EXERCISE DESCRIPTION: With pictures left out, extract every line between the start of the records below and the line holding "(socialname) at (400,427)", inclusive.

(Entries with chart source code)
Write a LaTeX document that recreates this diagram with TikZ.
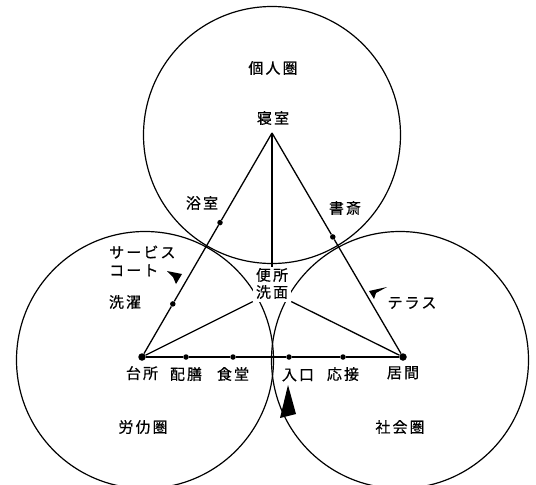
\documentclass[tikz,border=0pt]{standalone}
\usepackage{fontspec}
\newfontfamily\cjk[LetterSpace=14, FakeBold=0.6]{Noto Sans CJK JP}
\usetikzlibrary{positioning, calc}

\begin{document}
\begin{tikzpicture}[
    x=1pt, y=-1pt,
    zone/.style={draw, circle, minimum size=257pt, inner sep=0pt, line width=1.2pt},
    dot/.style={circle, fill, inner sep=0pt, minimum size=5.5pt},
    bigdot/.style={dot, minimum size=7.5pt},
    lbl/.style={font=\cjk\fontsize{15}{18}\selectfont, inner sep=1pt, align=center},
    line/.style={line width=1.3pt},
    wedge/.style={fill=black}
]
\useasboundingbox (0,0) rectangle (536,485);

% Zones
\node[zone] (personal) at (272,135) {};
\node[zone] (labour) at (145,360) {};
\node[zone] (social) at (400,360) {};

% Zone names
\node[lbl] (personalname) at (273,68) {個人圏};
\node[lbl] (labourname) at (143,427) {労仂圏};
\node[lbl] (socialname) at (400,427) {社会圏};

% Rooms on the triangle
\coordinate (bedroom) at (272,133);
\node[bigdot] (kitchen) at (142,357) {};
\node[bigdot] (living) at (403,357) {};
\node[dot] (bath) at ($(bedroom)!0.40!(kitchen)$) {};
\node[dot] (laundry) at ($(bedroom)!0.763!(kitchen)$) {};
\node[dot] (study) at ($(bedroom)!0.464!(living)$) {};
\node[dot] (serve) at (186,357) {};
\node[dot] (dining) at (233,357) {};
\node[dot] (entry) at (289,357) {};
\node[dot] (reception) at (343,357) {};

% Centre: toilet and washroom
\node[lbl] (toilet) at (272,275) {便所};
\node[lbl, fill=white, inner sep=3pt] (wash) at (272,292) {洗面};

% Room names
\node[lbl] (bedroomname) at (273,118) {寝室};
\node[lbl] (bathname) at (202,203) {浴室};
\node[lbl, align=left, anchor=west] (courtname) at (108,261) {サービス\\コート};
\node[lbl] (laundryname) at (125,302) {洗濯};
\node[lbl] (studyname) at (345,208) {書斎};
\node[lbl] (terracename) at (412,303) {テラス};
\node[lbl, below=4pt of kitchen] (kitchenname) {台所};
\node[lbl, below=6pt of serve] (servename) {配膳};
\node[lbl, below=6pt of dining] (diningname) {食堂};
\node[lbl] (entryname) at (298,375) {入口};
\node[lbl, below=6pt of reception] (receptionname) {応接};
\node[lbl, below=4pt of living] (livingname) {居間};

% Connections
\draw[line] (bedroom) -- (bath) -- (laundry) -- (kitchen);
\draw[line] (bedroom) -- (study) -- (living);
\draw[line] (kitchen) -- (serve) -- (dining) -- (entry) -- (reception) -- (living);
\draw[line] (bedroom) -- (toilet);
\draw[line] (wash) -- (kitchen);
\draw[line] (wash) -- (living);

% Entrances
\fill[wedge] (167,271) -- (182,274) -- (176,284) -- (173,277) -- cycle;
\fill[wedge] (387,287) -- (369,291) -- (374,299) -- (376,293) -- cycle;
\fill[wedge] (288,385) -- (296,414) -- (288,416) -- (280,418) -- cycle;

\end{tikzpicture}
\end{document}
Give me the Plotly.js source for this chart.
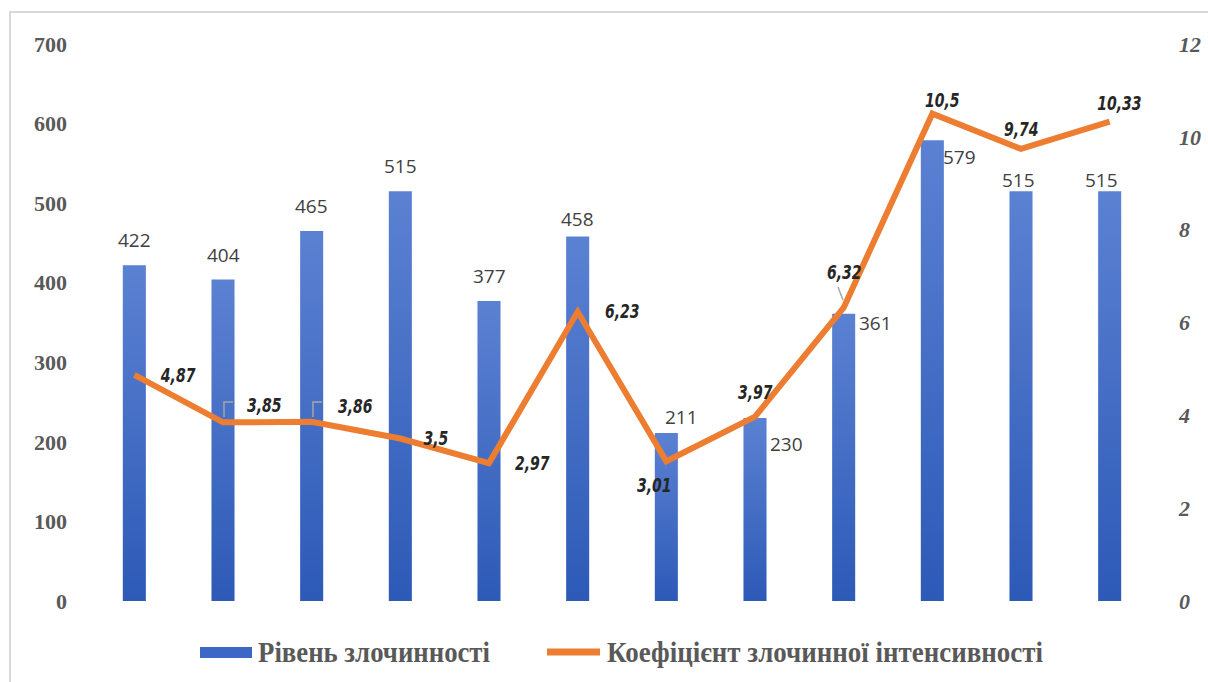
<!DOCTYPE html>
<html>
<head>
<meta charset="utf-8">
<script src="https://cdn.plot.ly/plotly-3.0.1.min.js"></script>
<style>
html,body{margin:0;padding:0;background:#fff;}
#chart{width:1208px;height:682px;}
</style>
</head>
<body>
<div id="chart"></div>
<script>
// ---- data ----
const categories = ['1','2','3','4','5','6','7','8','9','10','11','12'];
const crimeLevel = [422, 404, 465, 515, 377, 458, 211, 230, 361, 579, 515, 515];
const crimeIntensity = [4.87, 3.85, 3.86, 3.5, 2.97, 6.23, 3.01, 3.97, 6.32, 10.5, 9.74, 10.33];
const intensityLabels = ['4,87','3,85','3,86','3,5','2,97','6,23','3,01','3,97','6,32','10,5','9,74','10,33'];
const leftTicks = [0,100,200,300,400,500,600,700];
const rightTicks = [0,2,4,6,8,10,12];
const seriesNames = ['Рівень злочинності', 'Коефіцієнт злочинної інтенсивності'];

// ---- geometry / style ----
const M = {l:90, r:54, t:44, b:81};
const W = 1208, H = 682;
const pw = W - M.l - M.r, ph = H - M.t - M.b;
const px2x = px => (px - M.l) / pw;
const py2y = py => (H - M.b - py) / ph;

const barLabelShift = [[0,25],[0,25],[0,25],[0,25],[0,25],[0,18],[15,16],[31,-26],[32,-9],[27,-17],[-3,11],[-8,11]];
const lineLabelShift = [[44,0],[41,17],[43,16],[36,1],[43,0],[44,1],[-12,-24],[0,25],[0,36],[10,14],[0,20],[10,19]];

const annotations = [];
categories.forEach((c,i)=>{
  annotations.push({x:i, y:crimeLevel[i], xref:'x', yref:'y', text:String(crimeLevel[i]), showarrow:false,
    xshift:barLabelShift[i][0], yshift:barLabelShift[i][1],
    font:{family:'Open Sans, DejaVu Sans, sans-serif', size:19, color:'#404040'}});
});
categories.forEach((c,i)=>{
  annotations.push({x:i, y:crimeIntensity[i], xref:'x', yref:'y2', text:'<b><i>'+intensityLabels[i]+'</i></b>', showarrow:false,
    xshift:lineLabelShift[i][0], yshift:lineLabelShift[i][1],
    font:{family:'DejaVu Sans Condensed, DejaVu Sans, sans-serif', size:20, color:'#262626'}});
});
// custom legend texts
const legendFont = {family:'Liberation Serif', size:29, color:'#595959', weight:'bold'};
annotations.push({xref:'paper', yref:'paper', x:px2x(256), y:py2y(652), xanchor:'left', yanchor:'middle',
  text:'<b>'+seriesNames[0]+'</b>', showarrow:false, font:legendFont});
annotations.push({xref:'paper', yref:'paper', x:px2x(605), y:py2y(652), xanchor:'left', yanchor:'middle',
  text:'<b>'+seriesNames[1]+'</b>', showarrow:false, font:legendFont});

const leader = {color:'#a6a6a6', width:1.5};
const traces = [
  {type:'bar', name:seriesNames[0], x:categories, y:crimeLevel, width:0.26,
   marker:{color:'#3d67c6'}, hoverinfo:'skip'},
  {type:'scatter', mode:'lines', name:seriesNames[1], x:categories, y:crimeIntensity, yaxis:'y2',
   line:{color:'#ED7D31', width:6}, hoverinfo:'skip'}
];

const layout = {
  width:W, height:H,
  margin:M,
  paper_bgcolor:'#ffffff', plot_bgcolor:'#ffffff',
  showlegend:false,
  xaxis:{type:'category', showticklabels:false, showgrid:false, zeroline:false, showline:false, ticks:''},
  yaxis:{range:[0,700], tickvals:leftTicks, showgrid:false, zeroline:false, showline:false,
    tickfont:{family:'Liberation Serif, serif', size:22, color:'#595959', weight:'bold'}, ticklabelstandoff:22},
  yaxis2:{range:[0,12], tickvals:rightTicks, overlaying:'y', side:'right', showgrid:false, zeroline:false, showline:false,
    tickfont:{family:'Liberation Serif, serif', size:22, color:'#595959', weight:'bold', style:'italic'}, ticklabelstandoff:24},
  annotations:annotations,
  shapes:[
    {type:'rect', xref:'paper', yref:'paper', x0:px2x(10), x1:px2x(1260), y0:py2y(760), y1:py2y(12),
      line:{color:'#d9d9d9', width:2}, fillcolor:'rgba(0,0,0,0)', layer:'below'},
    // legend swatches
    {type:'rect', xref:'paper', yref:'paper', x0:px2x(200), x1:px2x(252), y0:py2y(658), y1:py2y(647),
      line:{width:0}, fillcolor:'#3d67c6', layer:'above'},
    {type:'line', xref:'paper', yref:'paper', x0:px2x(547), x1:px2x(600), y0:py2y(652), y1:py2y(652),
      line:{color:'#ED7D31', width:7}, layer:'above'},
    // label leader lines
    {type:'path', xref:'paper', yref:'paper', layer:'above', line:leader,
      path:`M ${px2x(233)} ${py2y(402)} L ${px2x(224)} ${py2y(402)} L ${px2x(224)} ${py2y(417)}`},
    {type:'path', xref:'paper', yref:'paper', layer:'above', line:leader,
      path:`M ${px2x(322)} ${py2y(402)} L ${px2x(313)} ${py2y(402)} L ${px2x(313)} ${py2y(417)}`},
    {type:'line', xref:'paper', yref:'paper', layer:'above', line:leader,
      x0:px2x(838), y0:py2y(287), x1:px2x(843), y1:py2y(300)}
  ]
};

Plotly.newPlot('chart', traces, layout, {staticPlot:true}).then(gd=>{
  const svg = gd.querySelector('svg.main-svg');
  const ns = 'http://www.w3.org/2000/svg';
  let defs = svg.querySelector('defs');
  if(!defs){defs = document.createElementNS(ns,'defs'); svg.insertBefore(defs, svg.firstChild);}
  const lg = document.createElementNS(ns,'linearGradient');
  lg.setAttribute('id','barGrad'); lg.setAttribute('x1','0'); lg.setAttribute('y1','0'); lg.setAttribute('x2','0'); lg.setAttribute('y2','1');
  [['0%','#5b81d2'],['100%','#2d5ab7']].forEach(([o,c])=>{const s=document.createElementNS(ns,'stop'); s.setAttribute('offset',o); s.setAttribute('stop-color',c); lg.appendChild(s);});
  defs.appendChild(lg);
  gd.querySelectorAll('.barlayer .point path').forEach(p=>{p.style.fill='url(#barGrad)';});

  const annTexts = gd.querySelectorAll('.annotation-text');
  const nCat = categories.length;
  annTexts.forEach((t,idx)=>{
    let sx = null;
    if(idx >= nCat && idx < 2*nCat) sx = 0.78;
    else if(idx === 2*nCat) sx = 232 / t.getBBox().width;
    else if(idx === 2*nCat+1) sx = 436 / t.getBBox().width;
    if(sx){
      const bb = t.getBBox();
      const ox = (idx >= 2*nCat) ? bb.x : bb.x + bb.width/2;
      const oy = bb.y + bb.height/2;
      t.setAttribute('transform', `translate(${ox} ${oy}) scale(${sx} 1) translate(${-ox} ${-oy})`);
    }
  });
});
</script>
</body>
</html>
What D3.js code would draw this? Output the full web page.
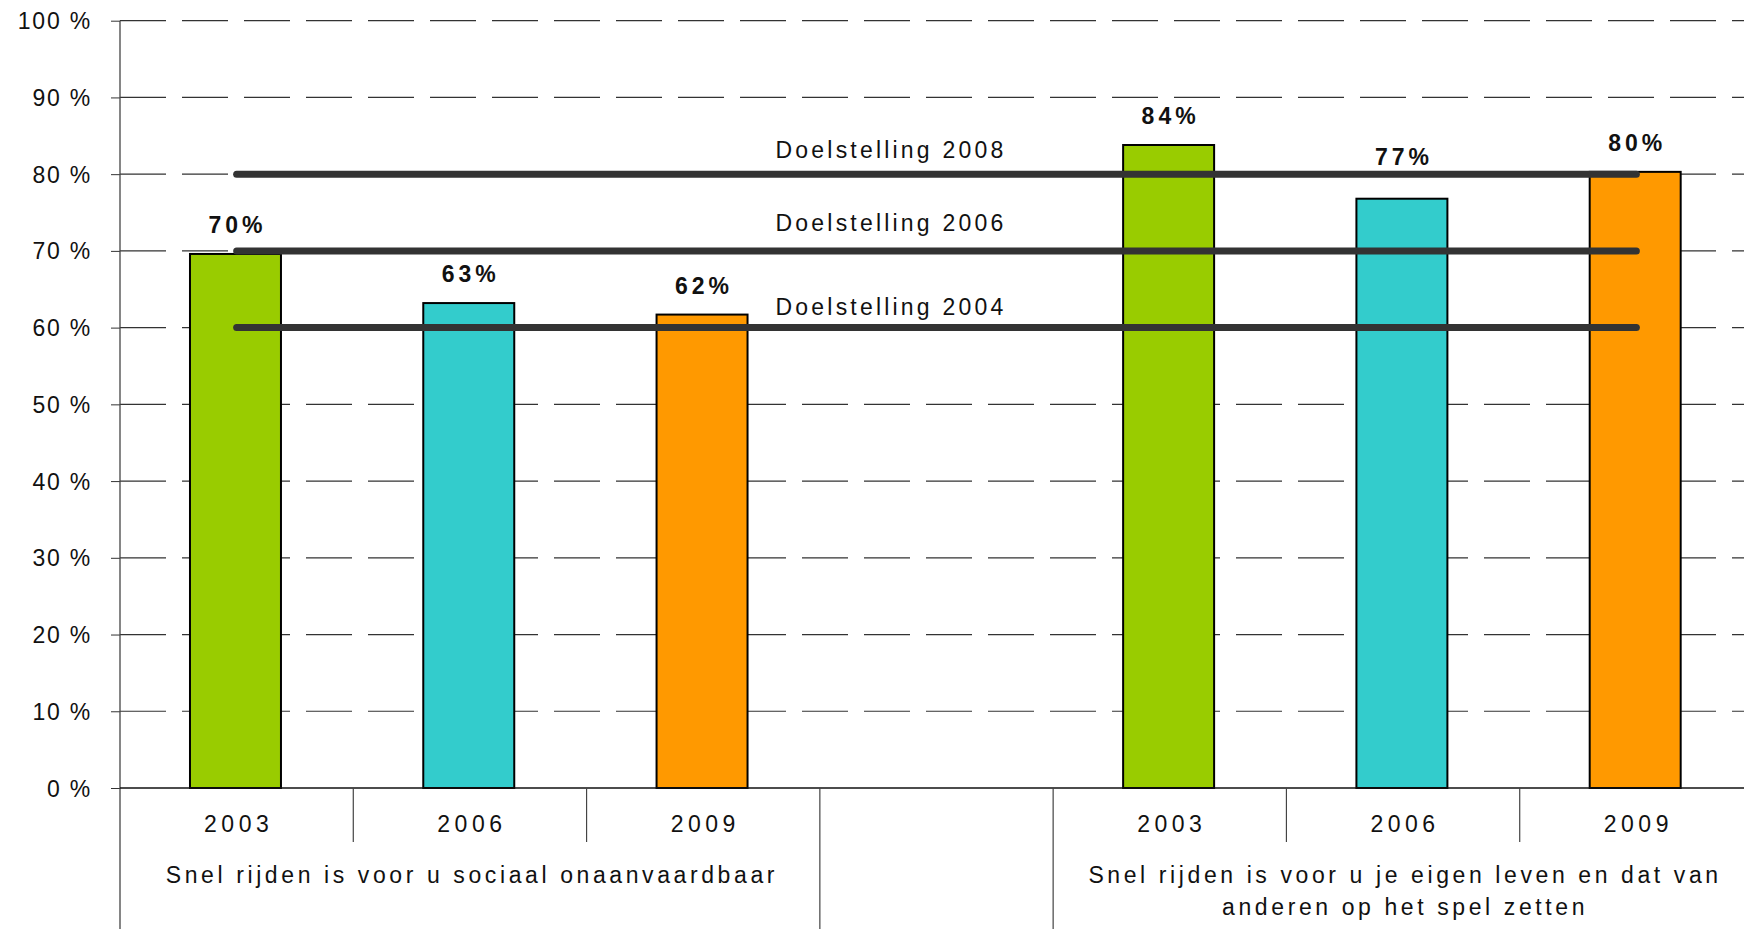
<!DOCTYPE html>
<html>
<head>
<meta charset="utf-8">
<script src="https://cdn.jsdelivr.net/npm/d3@7"></script>
<style>
  body { margin: 0; background: #fff; }
  svg { display: block; font-family: "Liberation Sans", Arial, sans-serif; }
</style>
</head>
<body>
<script>
// categories and values
var years = ['2003', '2006', '2009'];
var groupNames = [
  'Snel rijden is voor u sociaal onaanvaardbaar',
  '',
  'Snel rijden is voor u je eigen leven en dat van anderen op het spel zetten'
];
var groupLines = [
  ['Snel rijden is voor u sociaal onaanvaardbaar'],
  [],
  ['Snel rijden is voor u je eigen leven en dat van', 'anderen op het spel zetten']
];
var sociaal = [69.6, 63.2, 61.7];
var eigenLeven = [83.8, 76.8, 80.3];
var goalLabels = ['Doelstelling 2008', 'Doelstelling 2006', 'Doelstelling 2004'];
var goalValues = [80, 70, 60];
var yTicks = [0, 10, 20, 30, 40, 50, 60, 70, 80, 90, 100];
var colors = ['#99CC00', '#33CCCC', '#FF9900'];

var width = 1744;
var height = 929;

// slot 0-2 = group 1, slot 3 = empty, slot 4-6 = group 2
var bars = [];
sociaal.forEach(function(v, i) {
  bars.push({slot: i, year: years[i], value: v, color: colors[i]});
});
eigenLeven.forEach(function(v, i) {
  bars.push({slot: i + 4, year: years[i], value: v, color: colors[i]});
});

var x = d3.scaleBand()
          .domain(d3.range(7))
          .range([120, 1753]);

var y = d3.scaleLinear()
          .domain([0, 100])
          .range([788, 20.7]);

var svg = d3.select('body')
            .append('svg')
            .attr('width', width)
            .attr('height', height);

// dashed gridlines
svg.selectAll('.grid')
   .data(yTicks.slice(1))
   .enter()
   .append('line')
   .attr('x1', 120)
   .attr('x2', width)
   .attr('y1', function(d) { return y(d); })
   .attr('y2', function(d) { return y(d); })
   .attr('stroke', '#333')
   .attr('stroke-width', 1.2)
   .attr('stroke-dasharray', '46,16');

// y axis
var yAxis = d3.axisLeft(y)
              .tickValues(yTicks)
              .tickSize(9)
              .tickFormat(function(d) { return d + ' %'; });

var ya = svg.append('g')
            .attr('transform', 'translate(120,0)')
            .call(yAxis);
ya.select('.domain').remove();
ya.selectAll('.tick line').attr('stroke', '#333');
ya.selectAll('.tick text')
  .attr('x', -28)
  .attr('dy', '0.35em')
  .attr('font-size', 23)
  .attr('letter-spacing', 1.8)
  .attr('fill', '#111')
  .style('font-family', '"Liberation Sans", Arial, sans-serif');

svg.append('line')
   .attr('x1', 120).attr('x2', 120)
   .attr('y1', y(100)).attr('y2', height)
   .attr('stroke', '#444').attr('stroke-width', 1.3);

// bars
svg.selectAll('.bar')
   .data(bars)
   .enter()
   .append('rect')
   .attr('x', function(d) { return x(d.slot) + x.bandwidth() * 0.3; })
   .attr('width', x.bandwidth() * 0.39)
   .attr('y', function(d) { return y(d.value); })
   .attr('height', function(d) { return y(0) - y(d.value); })
   .attr('fill', function(d) { return d.color; })
   .attr('stroke', '#000')
   .attr('stroke-width', 2);

// goal lines
var xStart = x(0) + x.bandwidth() / 2;
var xEnd = x(6) + x.bandwidth() / 2;
var goalLift = [16, 20, 13];

svg.selectAll('.goal')
   .data(goalValues)
   .enter()
   .append('line')
   .attr('x1', xStart)
   .attr('x2', xEnd)
   .attr('y1', function(d) { return y(d); })
   .attr('y2', function(d) { return y(d); })
   .attr('stroke', '#333')
   .attr('stroke-width', 7)
   .attr('stroke-linecap', 'round');

svg.selectAll('.goalLabel')
   .data(goalValues)
   .enter()
   .append('text')
   .attr('x', x(2) + x.bandwidth() * 0.81)
   .attr('y', function(d, i) { return y(d) - goalLift[i]; })
   .attr('font-size', 23)
   .attr('letter-spacing', 3.2)
   .attr('fill', '#111')
   .text(function(d, i) { return goalLabels[i]; });

// value labels
svg.selectAll('.valueLabel')
   .data(bars)
   .enter()
   .append('text')
   .attr('x', function(d) { return x(d.slot) + x.bandwidth() * 0.495 + 2; })
   .attr('y', function(d, i) { return y(d.value) - (i === 4 ? 34 : 21); })
   .attr('text-anchor', 'middle')
   .attr('font-size', 23)
   .attr('font-weight', 'bold')
   .attr('letter-spacing', 4)
   .attr('fill', '#111')
   .text(function(d) { return Math.round(d.value) + '%'; });

// x axis line
svg.append('line')
   .attr('x1', 120).attr('x2', width)
   .attr('y1', y(0)).attr('y2', y(0))
   .attr('stroke', '#111').attr('stroke-width', 1.5);

// year labels and short dividers
svg.selectAll('.year')
   .data(bars)
   .enter()
   .append('text')
   .attr('x', function(d) { return x(d.slot) + x.bandwidth() / 2 + 2; })
   .attr('y', 832)
   .attr('text-anchor', 'middle')
   .attr('font-size', 23)
   .attr('letter-spacing', 4.5)
   .attr('fill', '#111')
   .text(function(d) { return d.year; });

svg.selectAll('.shortDiv')
   .data([1, 2, 5, 6])
   .enter()
   .append('line')
   .attr('x1', function(d) { return x(d); })
   .attr('x2', function(d) { return x(d); })
   .attr('y1', y(0))
   .attr('y2', 842)
   .attr('stroke', '#444')
   .attr('stroke-width', 1.2);

// group dividers and labels
svg.selectAll('.longDiv')
   .data([3, 4])
   .enter()
   .append('line')
   .attr('x1', function(d) { return x(d); })
   .attr('x2', function(d) { return x(d); })
   .attr('y1', y(0))
   .attr('y2', height)
   .attr('stroke', '#444')
   .attr('stroke-width', 1.2);

var groupStart = [0, 3, 4];
var groupSize = [3, 1, 3];

groupLines.forEach(function(lines, g) {
  var cx = x(groupStart[g]) + x.bandwidth() * groupSize[g] / 2 + 2;
  lines.forEach(function(line, k) {
    svg.append('text')
       .attr('x', cx)
       .attr('y', 883 + k * 32)
       .attr('text-anchor', 'middle')
       .attr('font-size', 23)
       .attr('letter-spacing', 3.6)
       .attr('fill', '#111')
       .text(line);
  });
});
</script>
</body>
</html>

ANSWER IN FULL:
Write a LaTeX document that recreates this diagram with TikZ.
\documentclass[tikz,border=0pt]{standalone}
\usepackage{fontspec}
\newfontfamily\cjk[LetterSpace=14, FakeBold=0.6]{Noto Sans CJK JP}
\usetikzlibrary{positioning, calc}

\begin{document}
\begin{tikzpicture}[
    x=1pt, y=-1pt,
    zone/.style={draw, circle, minimum size=257pt, inner sep=0pt, line width=1.2pt},
    dot/.style={circle, fill, inner sep=0pt, minimum size=5.5pt},
    bigdot/.style={dot, minimum size=7.5pt},
    lbl/.style={font=\cjk\fontsize{15}{18}\selectfont, inner sep=1pt, align=center},
    line/.style={line width=1.3pt},
    wedge/.style={fill=black}
]
\useasboundingbox (0,0) rectangle (536,485);

% Zones
\node[zone] (personal) at (272,135) {};
\node[zone] (labour) at (145,360) {};
\node[zone] (social) at (400,360) {};

% Zone names
\node[lbl] (personalname) at (273,68) {個人圏};
\node[lbl] (labourname) at (143,427) {労仂圏};
\node[lbl] (socialname) at (400,427) {社会圏};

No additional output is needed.